[BEGIN DATA EXCERPTS]

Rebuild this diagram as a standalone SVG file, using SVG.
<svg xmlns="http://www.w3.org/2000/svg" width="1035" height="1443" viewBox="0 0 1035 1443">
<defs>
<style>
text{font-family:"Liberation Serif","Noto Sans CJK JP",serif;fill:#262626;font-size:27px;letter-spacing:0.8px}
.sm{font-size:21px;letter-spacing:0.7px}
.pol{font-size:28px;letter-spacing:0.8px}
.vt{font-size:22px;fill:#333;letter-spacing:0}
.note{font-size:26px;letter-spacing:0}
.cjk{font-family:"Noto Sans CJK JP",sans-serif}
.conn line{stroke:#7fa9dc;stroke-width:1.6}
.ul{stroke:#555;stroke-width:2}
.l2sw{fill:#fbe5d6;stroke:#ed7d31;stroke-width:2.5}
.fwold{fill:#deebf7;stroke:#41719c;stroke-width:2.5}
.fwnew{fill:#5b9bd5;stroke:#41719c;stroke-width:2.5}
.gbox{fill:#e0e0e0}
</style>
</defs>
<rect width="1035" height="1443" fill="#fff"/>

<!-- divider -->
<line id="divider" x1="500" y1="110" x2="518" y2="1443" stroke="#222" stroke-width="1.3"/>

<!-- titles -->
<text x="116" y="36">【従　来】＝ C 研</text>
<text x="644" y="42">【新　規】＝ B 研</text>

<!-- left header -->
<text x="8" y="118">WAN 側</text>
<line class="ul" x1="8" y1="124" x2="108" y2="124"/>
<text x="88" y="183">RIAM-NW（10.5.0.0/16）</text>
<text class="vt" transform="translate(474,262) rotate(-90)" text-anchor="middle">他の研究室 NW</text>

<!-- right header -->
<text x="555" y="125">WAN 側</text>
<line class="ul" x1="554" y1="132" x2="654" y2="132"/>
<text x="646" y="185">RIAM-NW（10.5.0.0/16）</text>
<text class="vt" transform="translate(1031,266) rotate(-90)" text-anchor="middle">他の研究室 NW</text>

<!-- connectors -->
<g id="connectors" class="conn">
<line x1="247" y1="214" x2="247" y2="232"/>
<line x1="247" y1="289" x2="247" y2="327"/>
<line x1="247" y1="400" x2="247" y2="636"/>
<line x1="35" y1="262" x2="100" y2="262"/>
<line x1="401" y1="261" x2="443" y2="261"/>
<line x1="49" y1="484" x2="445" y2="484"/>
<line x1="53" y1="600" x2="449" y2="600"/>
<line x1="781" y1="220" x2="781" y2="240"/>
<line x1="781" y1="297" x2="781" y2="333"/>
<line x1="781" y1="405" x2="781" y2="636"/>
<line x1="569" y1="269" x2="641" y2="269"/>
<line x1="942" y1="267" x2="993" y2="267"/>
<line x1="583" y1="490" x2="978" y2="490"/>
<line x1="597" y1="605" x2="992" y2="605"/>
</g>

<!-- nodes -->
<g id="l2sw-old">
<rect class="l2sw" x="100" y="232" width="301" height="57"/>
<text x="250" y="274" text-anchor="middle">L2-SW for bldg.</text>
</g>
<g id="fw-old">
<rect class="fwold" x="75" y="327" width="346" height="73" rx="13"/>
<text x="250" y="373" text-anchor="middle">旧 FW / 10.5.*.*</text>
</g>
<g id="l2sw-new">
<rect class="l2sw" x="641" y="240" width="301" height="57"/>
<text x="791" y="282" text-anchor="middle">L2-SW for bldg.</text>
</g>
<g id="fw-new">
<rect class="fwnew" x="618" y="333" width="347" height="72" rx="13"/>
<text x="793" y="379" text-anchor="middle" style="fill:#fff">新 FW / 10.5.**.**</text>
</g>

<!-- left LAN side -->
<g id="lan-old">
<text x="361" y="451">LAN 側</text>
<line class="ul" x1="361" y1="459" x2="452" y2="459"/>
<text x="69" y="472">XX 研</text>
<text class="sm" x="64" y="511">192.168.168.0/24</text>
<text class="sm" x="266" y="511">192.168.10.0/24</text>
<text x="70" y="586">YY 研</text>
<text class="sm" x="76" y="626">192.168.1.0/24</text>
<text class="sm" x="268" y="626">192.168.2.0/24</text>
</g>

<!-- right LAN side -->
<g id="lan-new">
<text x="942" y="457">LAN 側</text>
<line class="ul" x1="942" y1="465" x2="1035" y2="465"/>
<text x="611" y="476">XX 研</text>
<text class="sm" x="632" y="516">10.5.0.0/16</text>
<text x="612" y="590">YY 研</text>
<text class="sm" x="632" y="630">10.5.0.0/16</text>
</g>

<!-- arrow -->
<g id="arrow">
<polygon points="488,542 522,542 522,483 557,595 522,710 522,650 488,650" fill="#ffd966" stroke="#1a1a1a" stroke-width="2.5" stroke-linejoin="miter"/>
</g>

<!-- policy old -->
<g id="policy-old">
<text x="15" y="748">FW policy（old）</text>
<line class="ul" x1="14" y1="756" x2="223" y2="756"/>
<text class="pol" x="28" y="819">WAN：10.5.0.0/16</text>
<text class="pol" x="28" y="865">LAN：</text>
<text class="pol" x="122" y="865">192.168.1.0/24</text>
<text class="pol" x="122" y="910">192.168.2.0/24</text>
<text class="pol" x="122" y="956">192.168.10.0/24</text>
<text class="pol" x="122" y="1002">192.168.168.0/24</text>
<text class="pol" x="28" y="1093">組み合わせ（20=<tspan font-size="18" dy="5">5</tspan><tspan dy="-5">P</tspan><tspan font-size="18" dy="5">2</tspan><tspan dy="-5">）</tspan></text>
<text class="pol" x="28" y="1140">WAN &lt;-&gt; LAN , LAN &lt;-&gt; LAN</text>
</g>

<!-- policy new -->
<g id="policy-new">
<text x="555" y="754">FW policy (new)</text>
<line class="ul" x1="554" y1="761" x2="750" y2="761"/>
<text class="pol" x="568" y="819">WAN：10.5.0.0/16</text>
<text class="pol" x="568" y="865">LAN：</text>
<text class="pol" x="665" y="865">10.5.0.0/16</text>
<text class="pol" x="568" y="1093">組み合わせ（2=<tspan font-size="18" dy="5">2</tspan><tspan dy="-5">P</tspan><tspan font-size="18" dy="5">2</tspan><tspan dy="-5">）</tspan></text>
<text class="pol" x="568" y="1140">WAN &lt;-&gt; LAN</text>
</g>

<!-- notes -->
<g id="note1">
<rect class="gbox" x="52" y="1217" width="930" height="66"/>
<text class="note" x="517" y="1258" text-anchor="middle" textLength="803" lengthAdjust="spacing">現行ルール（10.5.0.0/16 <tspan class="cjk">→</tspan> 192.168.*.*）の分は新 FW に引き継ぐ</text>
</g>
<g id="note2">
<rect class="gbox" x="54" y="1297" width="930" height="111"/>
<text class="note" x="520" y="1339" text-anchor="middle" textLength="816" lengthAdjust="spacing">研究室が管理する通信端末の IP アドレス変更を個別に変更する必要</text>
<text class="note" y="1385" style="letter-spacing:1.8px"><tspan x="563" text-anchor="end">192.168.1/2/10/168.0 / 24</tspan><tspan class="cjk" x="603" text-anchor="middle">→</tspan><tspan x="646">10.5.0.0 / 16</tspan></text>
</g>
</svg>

[END DATA EXCERPTS]
[BEGIN DATA EXCERPTS]

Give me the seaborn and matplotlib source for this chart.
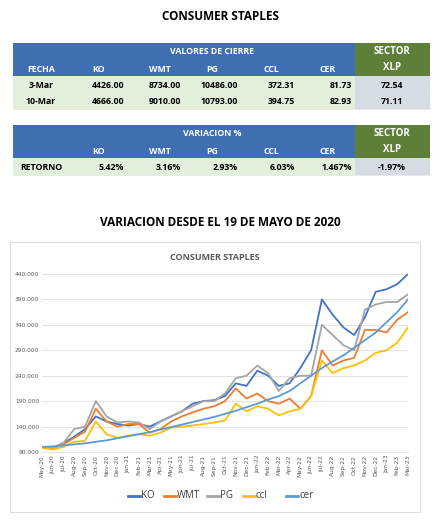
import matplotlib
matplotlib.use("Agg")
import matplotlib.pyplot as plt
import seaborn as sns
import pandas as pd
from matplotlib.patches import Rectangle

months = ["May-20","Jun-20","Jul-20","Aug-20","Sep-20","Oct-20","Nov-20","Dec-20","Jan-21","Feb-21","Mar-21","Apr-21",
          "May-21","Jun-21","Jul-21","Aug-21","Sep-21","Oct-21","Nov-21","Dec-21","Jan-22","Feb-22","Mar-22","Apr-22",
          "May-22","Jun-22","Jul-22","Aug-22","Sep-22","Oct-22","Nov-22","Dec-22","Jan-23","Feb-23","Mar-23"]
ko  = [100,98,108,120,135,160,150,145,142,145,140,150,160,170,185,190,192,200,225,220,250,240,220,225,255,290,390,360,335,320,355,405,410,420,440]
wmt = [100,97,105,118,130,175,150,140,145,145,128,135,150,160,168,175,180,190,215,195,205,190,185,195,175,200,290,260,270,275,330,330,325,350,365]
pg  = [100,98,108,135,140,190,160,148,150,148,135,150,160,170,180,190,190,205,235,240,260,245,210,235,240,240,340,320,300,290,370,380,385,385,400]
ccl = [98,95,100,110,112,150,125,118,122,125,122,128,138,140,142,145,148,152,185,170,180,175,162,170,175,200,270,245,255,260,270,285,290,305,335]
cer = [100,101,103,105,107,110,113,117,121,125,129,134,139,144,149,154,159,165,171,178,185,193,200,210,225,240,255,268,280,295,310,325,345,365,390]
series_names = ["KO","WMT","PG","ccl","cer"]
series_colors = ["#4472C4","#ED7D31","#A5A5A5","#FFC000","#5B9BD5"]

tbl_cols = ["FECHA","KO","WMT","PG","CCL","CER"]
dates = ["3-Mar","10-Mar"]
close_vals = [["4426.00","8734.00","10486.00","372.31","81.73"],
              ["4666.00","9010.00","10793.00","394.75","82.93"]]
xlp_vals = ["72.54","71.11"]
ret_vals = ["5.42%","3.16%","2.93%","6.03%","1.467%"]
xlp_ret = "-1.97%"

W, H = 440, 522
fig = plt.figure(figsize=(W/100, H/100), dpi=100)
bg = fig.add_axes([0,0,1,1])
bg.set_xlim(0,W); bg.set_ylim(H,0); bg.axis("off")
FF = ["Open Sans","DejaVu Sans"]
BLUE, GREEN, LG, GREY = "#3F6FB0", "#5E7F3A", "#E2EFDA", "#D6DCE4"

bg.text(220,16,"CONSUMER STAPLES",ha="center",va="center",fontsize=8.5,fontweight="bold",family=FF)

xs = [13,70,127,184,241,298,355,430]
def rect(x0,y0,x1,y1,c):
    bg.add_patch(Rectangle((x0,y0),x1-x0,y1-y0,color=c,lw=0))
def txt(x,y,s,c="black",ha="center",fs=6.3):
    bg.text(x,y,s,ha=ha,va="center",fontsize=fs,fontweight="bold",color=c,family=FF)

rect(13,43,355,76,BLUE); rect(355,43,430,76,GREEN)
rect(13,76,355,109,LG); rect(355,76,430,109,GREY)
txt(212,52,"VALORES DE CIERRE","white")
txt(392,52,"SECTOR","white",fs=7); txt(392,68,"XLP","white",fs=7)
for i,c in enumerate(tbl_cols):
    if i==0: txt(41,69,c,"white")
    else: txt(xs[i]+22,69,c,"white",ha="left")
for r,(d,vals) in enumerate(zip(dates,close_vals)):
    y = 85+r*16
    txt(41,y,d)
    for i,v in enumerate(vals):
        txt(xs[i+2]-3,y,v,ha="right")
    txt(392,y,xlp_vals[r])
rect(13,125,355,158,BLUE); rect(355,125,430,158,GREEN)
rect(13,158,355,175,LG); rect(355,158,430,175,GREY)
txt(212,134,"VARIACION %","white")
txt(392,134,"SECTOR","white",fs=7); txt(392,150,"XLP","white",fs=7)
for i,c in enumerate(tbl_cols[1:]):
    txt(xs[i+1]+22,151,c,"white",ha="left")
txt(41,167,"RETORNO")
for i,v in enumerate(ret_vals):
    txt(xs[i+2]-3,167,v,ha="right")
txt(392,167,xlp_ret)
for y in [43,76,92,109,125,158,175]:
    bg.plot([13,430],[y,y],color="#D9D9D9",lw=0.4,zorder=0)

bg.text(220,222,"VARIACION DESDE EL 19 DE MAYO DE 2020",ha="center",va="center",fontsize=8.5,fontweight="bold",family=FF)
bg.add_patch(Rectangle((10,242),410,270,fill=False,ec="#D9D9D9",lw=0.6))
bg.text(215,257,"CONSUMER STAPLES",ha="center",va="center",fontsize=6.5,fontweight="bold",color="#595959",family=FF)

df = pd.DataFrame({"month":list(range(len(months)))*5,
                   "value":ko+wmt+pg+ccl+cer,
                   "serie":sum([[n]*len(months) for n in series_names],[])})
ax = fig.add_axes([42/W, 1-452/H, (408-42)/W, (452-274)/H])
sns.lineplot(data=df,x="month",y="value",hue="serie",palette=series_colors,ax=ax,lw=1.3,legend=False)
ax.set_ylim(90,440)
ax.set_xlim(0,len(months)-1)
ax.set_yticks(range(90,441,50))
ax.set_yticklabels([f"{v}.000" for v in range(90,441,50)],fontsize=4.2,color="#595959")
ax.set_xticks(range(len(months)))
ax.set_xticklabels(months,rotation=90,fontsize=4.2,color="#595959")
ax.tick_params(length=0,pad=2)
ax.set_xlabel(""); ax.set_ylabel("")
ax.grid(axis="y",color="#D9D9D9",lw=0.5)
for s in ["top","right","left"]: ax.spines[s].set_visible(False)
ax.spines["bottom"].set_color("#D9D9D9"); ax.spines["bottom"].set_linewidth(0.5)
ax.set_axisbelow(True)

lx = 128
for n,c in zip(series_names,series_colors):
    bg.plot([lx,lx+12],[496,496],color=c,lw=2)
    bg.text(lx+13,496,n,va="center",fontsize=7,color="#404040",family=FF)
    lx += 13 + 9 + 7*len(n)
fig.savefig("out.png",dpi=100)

[END DATA EXCERPTS]

▸ AIM OF THE TASK
Take each line containing the string "seaborn" and copy it out.

▸ EXPECTED OUTPUT
Give me the seaborn and matplotlib source for this chart.
import seaborn as sns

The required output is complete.